Can you transcribe the data exactly? Leave the pictures out.

Available data start

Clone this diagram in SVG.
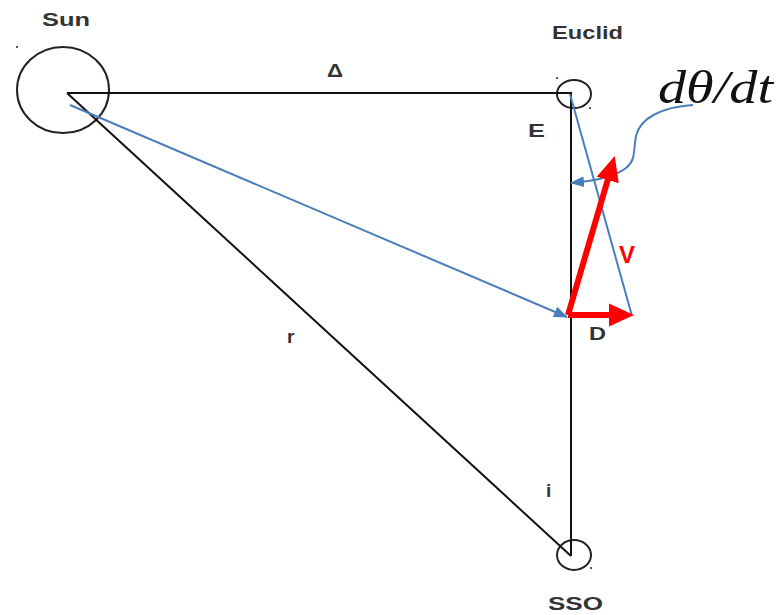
<svg xmlns="http://www.w3.org/2000/svg" width="779" height="615" viewBox="0 0 779 615">
<style>
.lbl{font-family:"Liberation Sans",Arial,sans-serif;font-weight:bold;fill:#333;font-size:19px}
.body{fill:none;stroke:#222;stroke-width:2}
.dot{fill:#222}
.blk{stroke:#111;stroke-width:2;fill:none}
.blue{stroke:#4a7ebb;stroke-width:2;fill:none}
.red{stroke:#ff0000;stroke-width:6;fill:none}
</style>
<defs>
<marker id="bh" viewBox="0 -6 14 12" markerWidth="14" markerHeight="12" refX="13" refY="0" orient="auto" markerUnits="userSpaceOnUse">
<path d="M0,-5.5 L14,0 L0,5.5 z" fill="#4a7ebb"/>
</marker>
<marker id="rh" viewBox="0 -12 25 24" markerWidth="25" markerHeight="24" refX="1" refY="0" orient="auto" markerUnits="userSpaceOnUse">
<path d="M0,-11.5 L25,0 L0,11.5 z" fill="#ff0000"/>
</marker>
</defs>
<rect width="779" height="615" fill="#fff"/>
<g id="sun">
<ellipse class="body" cx="63" cy="90" rx="46" ry="43"/>
<circle class="dot" cx="17" cy="47" r="1"/>
<text class="lbl" x="42" y="26" textLength="48" lengthAdjust="spacingAndGlyphs">Sun</text>
</g>
<g id="euclid">
<ellipse class="body" cx="574" cy="94" rx="17" ry="14"/>
<circle class="dot" cx="557" cy="78" r="1"/>
<circle class="dot" cx="590" cy="108" r="1"/>
<text class="lbl" x="552" y="39" textLength="71" lengthAdjust="spacingAndGlyphs">Euclid</text>
</g>
<g id="sso">
<ellipse class="body" cx="574" cy="555" rx="17" ry="15"/>
<circle class="dot" cx="591" cy="568" r="1"/>
<text class="lbl" x="548" y="610" textLength="55" lengthAdjust="spacingAndGlyphs">SSO</text>
</g>
<g id="connectors">
<line class="blk" x1="67" y1="93" x2="572" y2="93"/>
<line class="blk" x1="67" y1="93" x2="571" y2="556"/>
<line class="blk" x1="571" y1="93" x2="571" y2="556"/>
<line class="blue" x1="70" y1="105" x2="567" y2="317" marker-end="url(#bh)"/>
<line class="blue" x1="570" y1="94" x2="632" y2="316"/>
<path class="blue" d="M693,105 C662,107 640,118 636,136 C633,152 636,160 626,168 C613,178 592,181 571,183" marker-end="url(#bh)"/>
<line class="red" x1="568" y1="315" x2="610" y2="315" marker-end="url(#rh)"/>
<line class="red" x1="568" y1="315" x2="608" y2="179" marker-end="url(#rh)"/>
</g>
<g id="labels">
<text class="lbl" x="327" y="77" font-size="17" textLength="16" lengthAdjust="spacingAndGlyphs">Δ</text>
<text class="lbl" x="528" y="137" textLength="17" lengthAdjust="spacingAndGlyphs">E</text>
<text class="lbl" x="287" y="343">r</text>
<text class="lbl" x="589" y="340" textLength="17" lengthAdjust="spacingAndGlyphs">D</text>
<text class="lbl" x="546" y="497">i</text>
<text x="619" y="263" style="font-family:'Liberation Sans',Arial,sans-serif;font-weight:bold;font-size:24px;fill:#ff0000">V</text>
<text x="658" y="103" style="font-family:'Liberation Serif','Times New Roman',serif;font-style:italic;font-size:46px;fill:#111" textLength="115" lengthAdjust="spacingAndGlyphs">dθ/dt</text>
</g>
</svg>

Available data end

■ **Correct result**
Clone this diagram in SVG.
<svg xmlns="http://www.w3.org/2000/svg" width="779" height="615" viewBox="0 0 779 615">
<style>
.lbl{font-family:"Liberation Sans",Arial,sans-serif;font-weight:bold;fill:#333;font-size:19px}
.body{fill:none;stroke:#222;stroke-width:2}
.dot{fill:#222}
.blk{stroke:#111;stroke-width:2;fill:none}
.blue{stroke:#4a7ebb;stroke-width:2;fill:none}
.red{stroke:#ff0000;stroke-width:6;fill:none}
</style>
<defs>
<marker id="bh" viewBox="0 -6 14 12" markerWidth="14" markerHeight="12" refX="13" refY="0" orient="auto" markerUnits="userSpaceOnUse">
<path d="M0,-5.5 L14,0 L0,5.5 z" fill="#4a7ebb"/>
</marker>
<marker id="rh" viewBox="0 -12 25 24" markerWidth="25" markerHeight="24" refX="1" refY="0" orient="auto" markerUnits="userSpaceOnUse">
<path d="M0,-11.5 L25,0 L0,11.5 z" fill="#ff0000"/>
</marker>
</defs>
<rect width="779" height="615" fill="#fff"/>
<g id="sun">
<ellipse class="body" cx="63" cy="90" rx="46" ry="43"/>
<circle class="dot" cx="17" cy="47" r="1"/>
<text class="lbl" x="42" y="26" textLength="48" lengthAdjust="spacingAndGlyphs">Sun</text>
</g>
<g id="euclid">
<ellipse class="body" cx="574" cy="94" rx="17" ry="14"/>
<circle class="dot" cx="557" cy="78" r="1"/>
<circle class="dot" cx="590" cy="108" r="1"/>
<text class="lbl" x="552" y="39" textLength="71" lengthAdjust="spacingAndGlyphs">Euclid</text>
</g>
<g id="sso">
<ellipse class="body" cx="574" cy="555" rx="17" ry="15"/>
<circle class="dot" cx="591" cy="568" r="1"/>
<text class="lbl" x="548" y="610" textLength="55" lengthAdjust="spacingAndGlyphs">SSO</text>
</g>
<g id="connectors">
<line class="blk" x1="67" y1="93" x2="572" y2="93"/>
<line class="blk" x1="67" y1="93" x2="571" y2="556"/>
<line class="blk" x1="571" y1="93" x2="571" y2="556"/>
<line class="blue" x1="70" y1="105" x2="567" y2="317" marker-end="url(#bh)"/>
<line class="blue" x1="570" y1="94" x2="632" y2="316"/>
<path class="blue" d="M693,105 C662,107 640,118 636,136 C633,152 636,160 626,168 C613,178 592,181 571,183" marker-end="url(#bh)"/>
<line class="red" x1="568" y1="315" x2="610" y2="315" marker-end="url(#rh)"/>
<line class="red" x1="568" y1="315" x2="608" y2="179" marker-end="url(#rh)"/>
</g>
<g id="labels">
<text class="lbl" x="327" y="77" font-size="17" textLength="16" lengthAdjust="spacingAndGlyphs">Δ</text>
<text class="lbl" x="528" y="137" textLength="17" lengthAdjust="spacingAndGlyphs">E</text>
<text class="lbl" x="287" y="343">r</text>
<text class="lbl" x="589" y="340" textLength="17" lengthAdjust="spacingAndGlyphs">D</text>
<text class="lbl" x="546" y="497">i</text>
<text x="619" y="263" style="font-family:'Liberation Sans',Arial,sans-serif;font-weight:bold;font-size:24px;fill:#ff0000">V</text>
<text x="658" y="103" style="font-family:'Liberation Serif','Times New Roman',serif;font-style:italic;font-size:46px;fill:#111" textLength="115" lengthAdjust="spacingAndGlyphs">dθ/dt</text>
</g>
</svg>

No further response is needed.